Hay un malentendido muy común en torno al Partido Popular. Déjenme que lo cuente con un caso de hace poco: el Congreso del PP de Baleares, donde ganó el candidato Biel Company, frente a su rival, José Ramón Bauzá. La cuestión lingüística, particularmente en la enseñanza, era uno de los asuntos que separaban a ambos candidatos. Company estaba más próximo a las posiciones nacionalistas habituales, mientras que Bauzá, que en su día puso en marcha un modelo trilingüe que levantó protestas en el sector, se acercaba más a los que reclaman libertad de elección de lengua.
Esperanza Aguirre, preguntada sobre la victoria de Company, dijo que se sentía "muy triste" y lamentó: "Los nuevos dirigentes del PP de Baleares quieren catalanizar las islas y no quieren que se enseñe el español". Hay que decir que esos nuevos dirigentes contaron con el respaldo de la dirección nacional: representaban al sector oficialista. Tenían la bendición de la calle Génova. La tenían también, obviamente, para esas posiciones que criticaba Aguirre. Y hay que decir que el caso balear no es una excepción.
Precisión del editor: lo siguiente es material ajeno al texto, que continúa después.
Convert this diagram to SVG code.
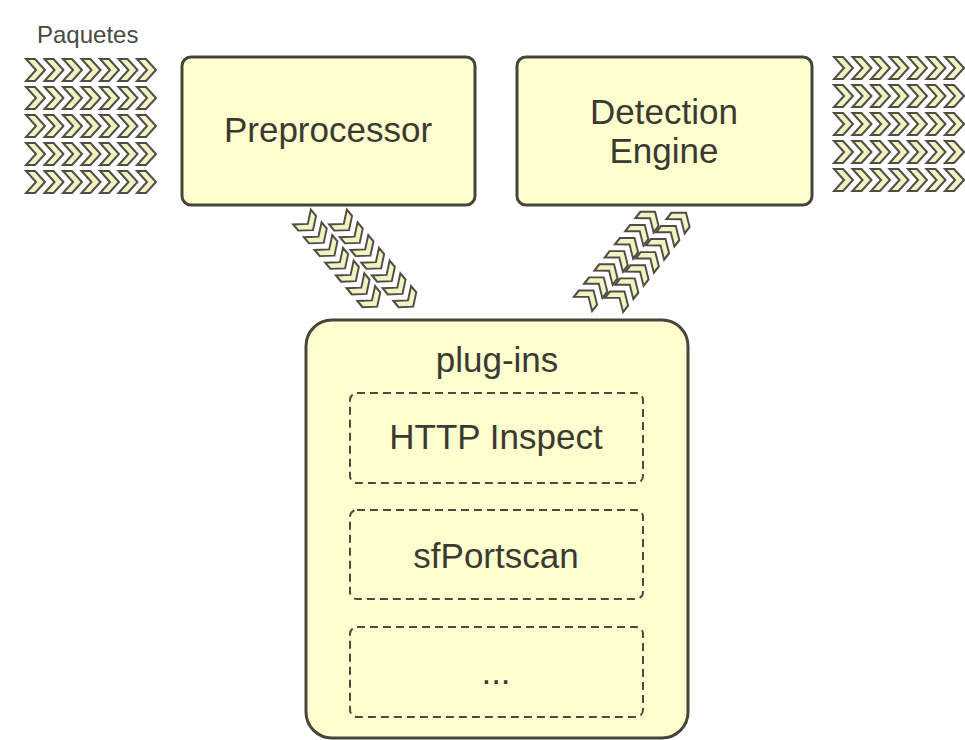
<svg xmlns="http://www.w3.org/2000/svg" width="965" height="740" viewBox="0 0 965 740">
  <style>
    .box { fill: #fefecf; stroke: #45453a; stroke-width: 3; }
    .inner { fill: none; stroke: #4a4a3e; stroke-width: 2; stroke-dasharray: 8 5; }
    .lbl { font-family: "Liberation Sans", Arial, sans-serif; font-size: 35px; fill: #3a3a30; text-anchor: middle; }
    .small { font-family: "Liberation Sans", Arial, sans-serif; font-size: 24px; fill: #4a4a40; }
    .chev { fill: #f2f2c2; stroke: #4e4e44; stroke-width: 2; stroke-linejoin: miter; }
  </style>
  <defs>
    <!-- single right-pointing chevron -->
    <polygon id="chev" class="chev" points="0,-11 9,-11 19,0 9,11 0,11 10,0"/>
    <!-- a row of seven chevrons -->
    <g id="row">
      <use href="#chev" x="0"/>
      <use href="#chev" x="18.5"/>
      <use href="#chev" x="37"/>
      <use href="#chev" x="55.5"/>
      <use href="#chev" x="74"/>
      <use href="#chev" x="92.5"/>
      <use href="#chev" x="111"/>
    </g>
  </defs>

  <rect width="965" height="740" fill="#ffffff"/>

  <!-- incoming packets -->
  <g id="packets-in">
    <text class="small" x="37" y="43">Paquetes</text>
    <use href="#row" transform="translate(26,70)"/>
    <use href="#row" transform="translate(26,98)"/>
    <use href="#row" transform="translate(26,126)"/>
    <use href="#row" transform="translate(26,154)"/>
    <use href="#row" transform="translate(26,182)"/>
  </g>

  <!-- outgoing packets -->
  <g id="packets-out">
    <use href="#row" transform="translate(834,68)"/>
    <use href="#row" transform="translate(834,96)"/>
    <use href="#row" transform="translate(834,124)"/>
    <use href="#row" transform="translate(834,152)"/>
    <use href="#row" transform="translate(834,180)"/>
  </g>

  <!-- flows between the engine blocks and the plug-ins -->
  <g id="connectors">
    <use href="#row" transform="translate(302,217) rotate(50) scale(0.9,1.05)"/>
    <use href="#row" transform="translate(338,217) rotate(50) scale(0.9,1.05)"/>
    <use href="#row" transform="translate(583,304) rotate(-52) scale(0.9,1.05)"/>
    <use href="#row" transform="translate(614,305) rotate(-52) scale(0.9,1.05)"/>
  </g>

  <g id="preprocessor">
    <rect class="box" x="182" y="57" width="293" height="148" rx="9"/>
    <text class="lbl" x="328" y="142">Preprocessor</text>
  </g>

  <g id="detection-engine">
    <rect class="box" x="517" y="57" width="295" height="148" rx="9"/>
    <text class="lbl" x="664" y="124">Detection</text>
    <text class="lbl" x="664" y="163">Engine</text>
  </g>

  <g id="plug-ins">
    <rect class="box" x="306" y="320" width="382" height="418" rx="26"/>
    <text class="lbl" x="497" y="372">plug-ins</text>
  </g>

  <g id="http-inspect">
    <rect class="inner" x="350" y="393" width="293" height="90" rx="7"/>
    <text class="lbl" x="496" y="449">HTTP Inspect</text>
  </g>

  <g id="sfportscan">
    <rect class="inner" x="350" y="510" width="293" height="89" rx="7"/>
    <text class="lbl" x="496" y="568">sfPortscan</text>
  </g>

  <g id="more">
    <rect class="inner" x="350" y="627" width="293" height="90" rx="7"/>
    <text class="lbl" x="496" y="684">...</text>
  </g>
</svg>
Si alguien cree que el PP balear se ha salido de la norma y que su nueva dirección tiene un sesgo del todo excepcional, se equivoca. Con algún que otro matiz, ocurre justamente lo contrario. No hay nada de excepcional en que el Partido Popular, en comunidades donde hay dos lenguas y un nacionalismo que reclama la erradicación del español, adopte parte –o buena parte– de la política lingüística que preconizan los nacionalistas.
Para muchos, esa actitud del PP es una deriva incomprensible. Lo identifican con una defensa a ultranza de España y una oposición acérrima a los nacionalismos periféricos que pretenden romperla. ¿No son los que llevan pulseritas con la bandera de España y repiten cada día que España es una gran nación? Los perplejos por estas contradicciones piensan que en los lugares donde cede a la presión nacionalista en la cuestión lingüística lo hace por debilidad, por cobardía o por ese típico complejo de la derecha española, siempre insegura de sí misma. Ese es el malentendido. No lo hace por nada de todo eso.
No es una deriva: es una política. Tampoco se trata únicamente de la política lingüística; ésta es un elemento importante, pero forma parte de una apuesta general. La apuesta por lo identitario. Porque lo identitario funciona. No sólo funciona electoralmente. Sirve para definir y fortalecer el poder autonómico. El nacionalismo no dispone del monopolio de la exaltación de las diferencias. Cierto, los nacionalistas lo llevan hasta sus consecuencias últimas, y suelen tener la convicción. Otros lo hacen de manera instrumental, convencidos de que el discurso de tintes nacionalistas es la vía más fácil y rentable para aparecer como los mejores defensores de los intereses de un territorio. Es un malentendido creer que se contagian del nacionalismo por error. Se contagian porque quieren. Por interés.